WHAT IS BEING ASKED: Restate all the material verbatim, except for the pictures.

STORED DATA:
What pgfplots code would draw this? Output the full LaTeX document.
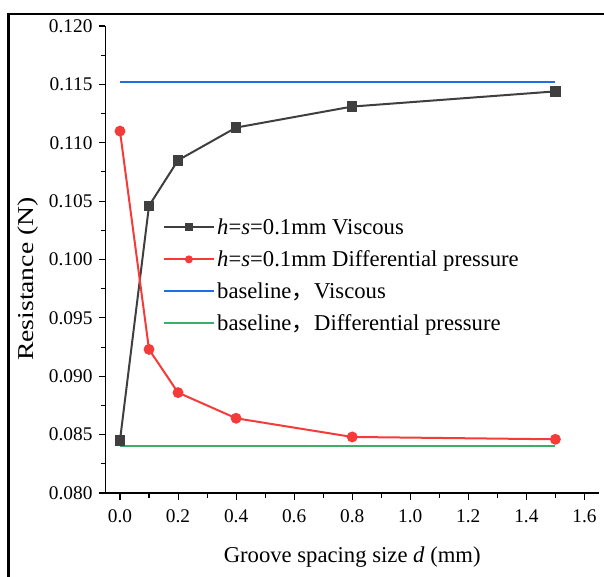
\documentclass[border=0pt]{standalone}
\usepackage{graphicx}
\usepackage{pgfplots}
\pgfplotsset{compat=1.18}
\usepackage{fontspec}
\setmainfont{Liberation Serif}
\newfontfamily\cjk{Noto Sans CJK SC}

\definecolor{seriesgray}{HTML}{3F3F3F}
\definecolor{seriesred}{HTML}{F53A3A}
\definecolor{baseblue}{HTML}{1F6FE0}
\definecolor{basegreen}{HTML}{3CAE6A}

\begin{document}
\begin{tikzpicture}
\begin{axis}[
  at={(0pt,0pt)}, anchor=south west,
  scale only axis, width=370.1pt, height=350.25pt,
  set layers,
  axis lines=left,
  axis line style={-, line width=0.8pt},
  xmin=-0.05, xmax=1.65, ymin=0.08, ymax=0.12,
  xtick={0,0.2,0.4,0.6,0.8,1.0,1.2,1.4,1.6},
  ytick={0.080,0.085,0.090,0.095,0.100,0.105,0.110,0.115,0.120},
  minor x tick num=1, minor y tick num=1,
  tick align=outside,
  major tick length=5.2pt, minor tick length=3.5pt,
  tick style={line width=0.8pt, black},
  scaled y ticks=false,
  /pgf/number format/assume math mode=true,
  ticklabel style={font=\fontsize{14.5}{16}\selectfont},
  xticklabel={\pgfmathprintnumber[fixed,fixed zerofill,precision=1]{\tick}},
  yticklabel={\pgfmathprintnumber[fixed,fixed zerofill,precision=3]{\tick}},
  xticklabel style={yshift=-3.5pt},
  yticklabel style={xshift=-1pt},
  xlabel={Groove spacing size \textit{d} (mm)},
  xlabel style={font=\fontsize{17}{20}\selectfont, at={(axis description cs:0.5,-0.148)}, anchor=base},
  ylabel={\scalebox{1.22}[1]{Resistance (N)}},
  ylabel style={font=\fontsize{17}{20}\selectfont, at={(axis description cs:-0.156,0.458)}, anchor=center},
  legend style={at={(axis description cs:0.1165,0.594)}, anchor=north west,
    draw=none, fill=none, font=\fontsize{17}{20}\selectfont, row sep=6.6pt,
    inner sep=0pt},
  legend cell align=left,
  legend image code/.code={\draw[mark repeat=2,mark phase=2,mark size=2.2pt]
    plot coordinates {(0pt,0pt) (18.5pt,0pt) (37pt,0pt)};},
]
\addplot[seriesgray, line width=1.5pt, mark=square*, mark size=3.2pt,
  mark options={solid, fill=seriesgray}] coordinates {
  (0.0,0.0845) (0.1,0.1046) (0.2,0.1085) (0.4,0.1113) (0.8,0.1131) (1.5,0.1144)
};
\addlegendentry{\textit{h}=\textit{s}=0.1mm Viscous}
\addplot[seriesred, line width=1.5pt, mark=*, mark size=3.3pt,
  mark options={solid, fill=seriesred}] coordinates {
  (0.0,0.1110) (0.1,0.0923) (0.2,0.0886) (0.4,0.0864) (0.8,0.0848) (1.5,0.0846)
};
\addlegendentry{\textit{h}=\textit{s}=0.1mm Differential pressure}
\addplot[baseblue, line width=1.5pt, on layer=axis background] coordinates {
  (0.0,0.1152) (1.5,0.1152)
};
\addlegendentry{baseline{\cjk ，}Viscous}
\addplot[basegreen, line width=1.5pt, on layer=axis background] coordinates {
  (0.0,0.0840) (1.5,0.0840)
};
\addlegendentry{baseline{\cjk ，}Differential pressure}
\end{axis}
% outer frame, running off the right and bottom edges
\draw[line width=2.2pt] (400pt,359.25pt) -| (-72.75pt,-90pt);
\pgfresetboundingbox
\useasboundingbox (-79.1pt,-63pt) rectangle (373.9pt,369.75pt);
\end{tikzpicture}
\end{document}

THE OUTPUT:
What pgfplots code would draw this? Output the full LaTeX document.
\documentclass[border=0pt]{standalone}
\usepackage{graphicx}
\usepackage{pgfplots}
\pgfplotsset{compat=1.18}
\usepackage{fontspec}
\setmainfont{Liberation Serif}
\newfontfamily\cjk{Noto Sans CJK SC}

\definecolor{seriesgray}{HTML}{3F3F3F}
\definecolor{seriesred}{HTML}{F53A3A}
\definecolor{baseblue}{HTML}{1F6FE0}
\definecolor{basegreen}{HTML}{3CAE6A}

\begin{document}
\begin{tikzpicture}
\begin{axis}[
  at={(0pt,0pt)}, anchor=south west,
  scale only axis, width=370.1pt, height=350.25pt,
  set layers,
  axis lines=left,
  axis line style={-, line width=0.8pt},
  xmin=-0.05, xmax=1.65, ymin=0.08, ymax=0.12,
  xtick={0,0.2,0.4,0.6,0.8,1.0,1.2,1.4,1.6},
  ytick={0.080,0.085,0.090,0.095,0.100,0.105,0.110,0.115,0.120},
  minor x tick num=1, minor y tick num=1,
  tick align=outside,
  major tick length=5.2pt, minor tick length=3.5pt,
  tick style={line width=0.8pt, black},
  scaled y ticks=false,
  /pgf/number format/assume math mode=true,
  ticklabel style={font=\fontsize{14.5}{16}\selectfont},
  xticklabel={\pgfmathprintnumber[fixed,fixed zerofill,precision=1]{\tick}},
  yticklabel={\pgfmathprintnumber[fixed,fixed zerofill,precision=3]{\tick}},
  xticklabel style={yshift=-3.5pt},
  yticklabel style={xshift=-1pt},
  xlabel={Groove spacing size \textit{d} (mm)},
  xlabel style={font=\fontsize{17}{20}\selectfont, at={(axis description cs:0.5,-0.148)}, anchor=base},
  ylabel={\scalebox{1.22}[1]{Resistance (N)}},
  ylabel style={font=\fontsize{17}{20}\selectfont, at={(axis description cs:-0.156,0.458)}, anchor=center},
  legend style={at={(axis description cs:0.1165,0.594)}, anchor=north west,
    draw=none, fill=none, font=\fontsize{17}{20}\selectfont, row sep=6.6pt,
    inner sep=0pt},
  legend cell align=left,
  legend image code/.code={\draw[mark repeat=2,mark phase=2,mark size=2.2pt]
    plot coordinates {(0pt,0pt) (18.5pt,0pt) (37pt,0pt)};},
]
\addplot[seriesgray, line width=1.5pt, mark=square*, mark size=3.2pt,
  mark options={solid, fill=seriesgray}] coordinates {
  (0.0,0.0845) (0.1,0.1046) (0.2,0.1085) (0.4,0.1113) (0.8,0.1131) (1.5,0.1144)
};
\addlegendentry{\textit{h}=\textit{s}=0.1mm Viscous}
\addplot[seriesred, line width=1.5pt, mark=*, mark size=3.3pt,
  mark options={solid, fill=seriesred}] coordinates {
  (0.0,0.1110) (0.1,0.0923) (0.2,0.0886) (0.4,0.0864) (0.8,0.0848) (1.5,0.0846)
};
\addlegendentry{\textit{h}=\textit{s}=0.1mm Differential pressure}
\addplot[baseblue, line width=1.5pt, on layer=axis background] coordinates {
  (0.0,0.1152) (1.5,0.1152)
};
\addlegendentry{baseline{\cjk ，}Viscous}
\addplot[basegreen, line width=1.5pt, on layer=axis background] coordinates {
  (0.0,0.0840) (1.5,0.0840)
};
\addlegendentry{baseline{\cjk ，}Differential pressure}
\end{axis}
% outer frame, running off the right and bottom edges
\draw[line width=2.2pt] (400pt,359.25pt) -| (-72.75pt,-90pt);
\pgfresetboundingbox
\useasboundingbox (-79.1pt,-63pt) rectangle (373.9pt,369.75pt);
\end{tikzpicture}
\end{document}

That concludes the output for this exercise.